Housing is a big part of that. For an examination of the economic catastrophe that is Blue America’s bad housing policy, see LP #16: “Progressives’ Great Self-Sabotage: Anti-Capitalist Housing Policy.” Excessive occupational licensing artificially constrains people’s access to good employment and so it’s a good thing that, as Shoshana Weissmann explains, “occupational licensing reform is having a moment.” This kind of artificial scarcity, especially when combined with government subsidies creates what Daniel Takash, Steven Teles, and Samuel Hammond have termed “cost-disease socialism” in health care, high education, child care, and housing.
In addition to that abundance agenda, there are a lot of reasons for progressives to be friendlier to multinational corporations: small scale only makes sense in some sectors of the economy, consumers often love big business, corporations were not responsible for Trump’s worst excesses, they are not responsible for the increase in costs in core services like child care and housing, and they remain a positive contributor to American prosperity.
On a related note, rather than kvetching about neoliberalism, economic leftists in the United States need to square with the fact that their views are not in alignment with most Americans’. Since 1993, the American populace has consistently said that it wants lower taxes and fewer government services rather than higher taxes and more government services.
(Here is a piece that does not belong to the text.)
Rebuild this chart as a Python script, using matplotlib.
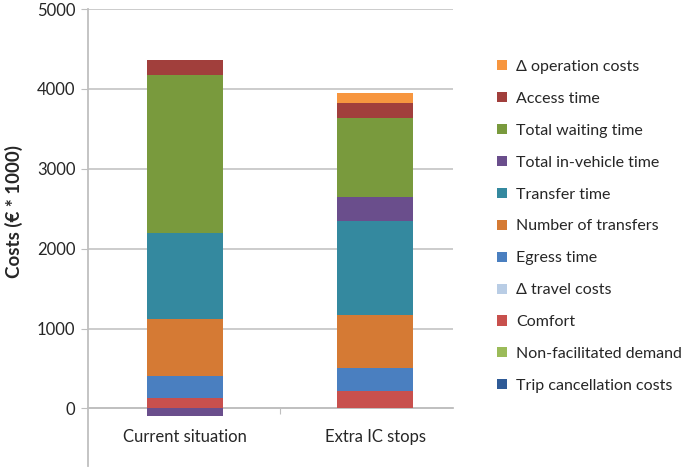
import matplotlib
matplotlib.use('Agg')
import matplotlib.pyplot as plt
from matplotlib.patches import Patch

# categories and cost components (x 1000 euro), stacking order bottom -> top
scenarios = ['Current situation', 'Extra IC stops']
components = ['Trip cancellation costs', 'Non-facilitated demand', 'Comfort',
              '\u0394 travel costs', 'Egress time', 'Number of transfers',
              'Transfer time', 'Total in-vehicle time', 'Total waiting time',
              'Access time', '\u0394 operation costs']
trip_cancel = [0, 0]
non_facilitated = [0, 0]
comfort = [133, 216]
travel_costs = [0, 0]
egress = [271, 284]
n_transfers = [721, 666]
transfer_time = [1070, 1175]
in_vehicle = [-96, 304]
waiting = [1984, 988]
access = [184, 187]
operation = [0, 125]

colors = ['#2F5B97', '#9BBB59', '#C8504D', '#B9CDE5', '#4A7FC0', '#D57A34',
          '#34899F', '#6A4E8C', '#799A3D', '#A13F3C', '#F7963F']

series = [trip_cancel, non_facilitated, comfort, travel_costs, egress,
          n_transfers, transfer_time, in_vehicle, waiting, access, operation]

plt.rcParams['font.family'] = ['Lato', 'DejaVu Sans']

fig = plt.figure(figsize=(6.85, 4.7), dpi=100)
ax = fig.add_axes([88 / 685, 1 - 466 / 470, (453 - 88) / 685, (466 - 9) / 470])

x = list(range(len(scenarios)))
pos_base = [0.0] * len(x)
neg_base = [0.0] * len(x)
for vals, col in zip(series, colors):
    bottoms = []
    for i, v in enumerate(vals):
        if v >= 0:
            bottoms.append(pos_base[i])
            pos_base[i] += v
        else:
            bottoms.append(neg_base[i])
            neg_base[i] += v
    ax.bar(x, vals, bottom=bottoms, width=0.4, color=col, zorder=3)

ax.set_xlim(-0.51, 1.41)
ax.set_ylim(-721, 5000)
ax.set_yticks(range(0, 5001, 1000))
ax.tick_params(axis='y', length=5, color='#BFBFBF', labelsize=12, pad=4,
               labelcolor='#262626')
ax.yaxis.grid(True, color='#C8C8C8', linewidth=1.3, zorder=0)

for s in ['top', 'right']:
    ax.spines[s].set_visible(False)
ax.spines['left'].set_color('#BFBFBF')
ax.spines['left'].set_linewidth(1.3)
ax.spines['bottom'].set_position(('data', 0))
ax.spines['bottom'].set_color('#BFBFBF')
ax.spines['bottom'].set_linewidth(1.3)

ax.set_xticks([0.5])
ax.set_xticklabels([''])
ax.tick_params(axis='x', length=4, color='#BFBFBF')
for xi, name in zip(x, scenarios):
    ax.text(xi, -360, name, ha='center', va='center', fontsize=12,
            color='#262626')

fig.text(14 / 685, 1 - 212 / 470, 'Costs (\u20ac * 1000)', rotation=90,
         ha='center', va='center', fontsize=13.5, fontweight='bold',
         color='#262626')

handles = [Patch(facecolor=c) for c in colors][::-1]
labels = components[::-1]
fig.legend(handles, labels, loc='upper left',
           bbox_to_anchor=(489 / 685, 1 - 52 / 470), frameon=False,
           fontsize=11.5, handlelength=0.6, handleheight=0.6,
           handletextpad=0.6, labelspacing=1.12, borderpad=0,
           labelcolor='#262626')

fig.savefig('out.png', dpi=100)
Public opinion polling also consistently finds that many more Americans believe the federal government has too much power than too little and that more Americans think the government does too much regulating of business rather than too little. Note the consistency here despite massive changes in social attitudes over the time period covered in the polling charts. In short, though the American populace has been getting a lot more progressive on social issues, it has not been getting more economically leftist. One might even go so far as to say it has been getting more neoliberal, even if most poll respondents would not use that term.
The Neoliberal Project
The final form of neoliberalism worth discussing is the Neoliberal Project. Perhaps a bit too appropriately, the best way to understand it is to take a look at the merchandise section of its website rather than the ‘about us’ section. In addition to a globe emoji, there are posters and stickers for abolishing zoning, building more housing, taco trucks on every corner, praise for the Federal Reserve, anti-populism, NAFTA, Jones Act reform, and this pretty awesome “What We Believe” yard sign.
It’s worth pointing out that this version of neoliberalism keeps much of what is most dynamic, most socially progressive, and most abundance agenda-oriented about the previous versions of neoliberalism while actively distancing itself from the market fundamentalism and welfare state opposition that fueled the opposition to the epithetical, caricatured images associated with those previous neoliberalisms. In other words, The Neoliberal Project is pretty great!
In sum then, it may be the case that neoliberalism gets used more as an epithet than anything else, but it still has a lot going for it. It may continue to conflate a range of ideas that might more accurately be conceptualized as separate rather than linked, but a lot of those concepts need defending anyway. And it may remain the case that few openly self-identify as neoliberal, but there is at least one person who does and he works in my office.